Using visuals as midi for Supercollider

Hi there,
I am having difficulty finding information online about SC reacting to visuals on screen. The opposite of what I’m looking for (visuals created from audio input) by the likes of is easy enough to find/understand.

However, I am looking to use SC and whatever other programs in order to compose music from a short piece of film. For example, there are apps/softwares that can use a camera in order to track movement which is translated into midi data (essentially a theremin) but mine would be inputting a film and outputting sounds based on that.

Admittedly this might be far too ambitious but even if it could read something from the video (such as colour or movement) and then react accordingly (changing timbre, frequency).

Any advice would be great! Apologies for such a long question, cheers!

you could find the average brightness of each frame using processing, and then map those values to an amplitude envelope inside supercollider?

Starting to think that my issue might be better directed to a processing forum by your reply. Have you any experience with the marriage of both programs? Do you think that processing is probably the best software for the job?

I use both programs, but have never conjoined them in holy matrimony in this way. would be an interesting experiment though.

it depends on what exactly you are trying to do. Processing is free, and learny, which makes it an attractive option for me.

if you can save the frames as sequentially named .png or .jpg files in a folder, it wouldn’t be very hard to get processing to find the average pixel brightness of each frame. then it is just a matter of getting the values into supercollider, and using them to make an envelope that controls something - again not rocket science, so long as you have a feeling about what you might want it to do.

imo, tracking movement would be prohibitively difficult in Processing.

Thank you for this great response. Agreed on processing, I’ve not really used it but it looks like a sibling to SuperCollider.
I’d never considered doing it frame by frame rather than sort of treating the film as colour/object tracking (which I know processing can do but I can’t necessarily do it in processing haha).

I’ll try and see how I do over the next few weeks and might even post some progress/ideas/questions here!

1 Like

I have used Pure Data with GEM extensions for some (really basic, almost childishly rudimentary) video analysis and sending the results to SC using OSC messages. See for example

GEM, btw, seemed to be a mostly dormant project for some years, but has recently had a new release that is much easier to install than older releases. It’s a reasonable way to go.


1 Like

I think a typical approach would be to write the video analysis part in a language like python or even c++, and then send OSC from that program to supercollider. Doing video analysis directly in supercollider probably would be very challenging, and I don’t expect it would be performant enough (depending on the complexity of what you’re trying to accomplish).

1 Like

Hey there,

I sat and tried to do this all morning. I’ve used PD but not the extended version (needed for GEM). Sadly since I’m using a windows 10 laptop and quicktime is no longer supported, PD Extended won’t even let me open videos in any codec. Any ideas on how to rectify it?

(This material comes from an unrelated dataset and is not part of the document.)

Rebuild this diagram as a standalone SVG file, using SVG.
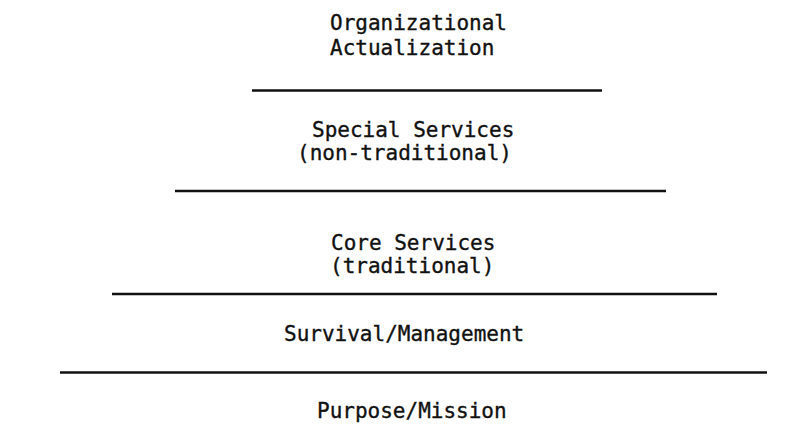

This is similar to what I’m looking to do. (although I’d have liked to push it further), any ideas on how I could achieve this with the likes of Python?

Totally agree. Use processing for visual analysis if you are comfortable with it and then send whatever info you need mapped to audio via OSC.

As for “sensing” the image, there’s many ways to do it. The easiest approach might be getting the pixel data (either from a camera, video or image) parsed and processed in processing and then send the values you need via OSC to SC.

My method uses jitter, but Processing would pbly work as well. In addition to just fetching the avg brightness, it’s good to break up the screen into a grid. Doesn’t have to be super fine, but the more squares in the grid, the more you can make use of the geometrics of your input video. Then fetch RGB intensities for each square separately, and send to SC via OSC messages. Used that method for a bunch of experiments, works very well.

There are very good higher-level machine vision and tracking libraries for Processing, OpenFrameworks, Cinder, and Jitter. It’s really worth spending some time searching for these, lest you enter the endless rabbit hole of brewing your own video tracking (though this may be the goal too!)

You don’t need pd-extended. AFAICS, pd-extended hasn’t been supported in some time, so if you are using it, probably you are using an old version and you’re likely to hit problems.

I’d suggest to use the latest available pd-vanilla[1] and add the latest available GEM[2] to it.

[1] – currently 0.49-1 dated 10/2018

[2] currently

I could install the latest GEM easily in Windows 10. Not sure about video support, but I’d guess that the latest GEM (released 3/2019 – really, don’t use any older versions than this!) has much better video support.


I did this by using processing with a certain blob library (can’t look up the specifics now - not at home) and used OSC messages from processing to supercollider to control the sound.

Yes it is ecco the dolphin controlling sc :stuck_out_tongue:

1 Like

This is insanely great, holy hell. I’d love to know more about how you did this if possible?

I just came back from the Vatican.

But yes thank you for the enthusiasm :slight_smile:

Unfortunately, I don’t have the code anymore, as I made it probably around 10 years ago. It shouldn’t be that hard to implement however. Pretty sure I’m using this Processing library for the blobs: And then sending the detected blob boundingboxes’ width/height, x/y data to supercollider with OSC to controll synth parameters.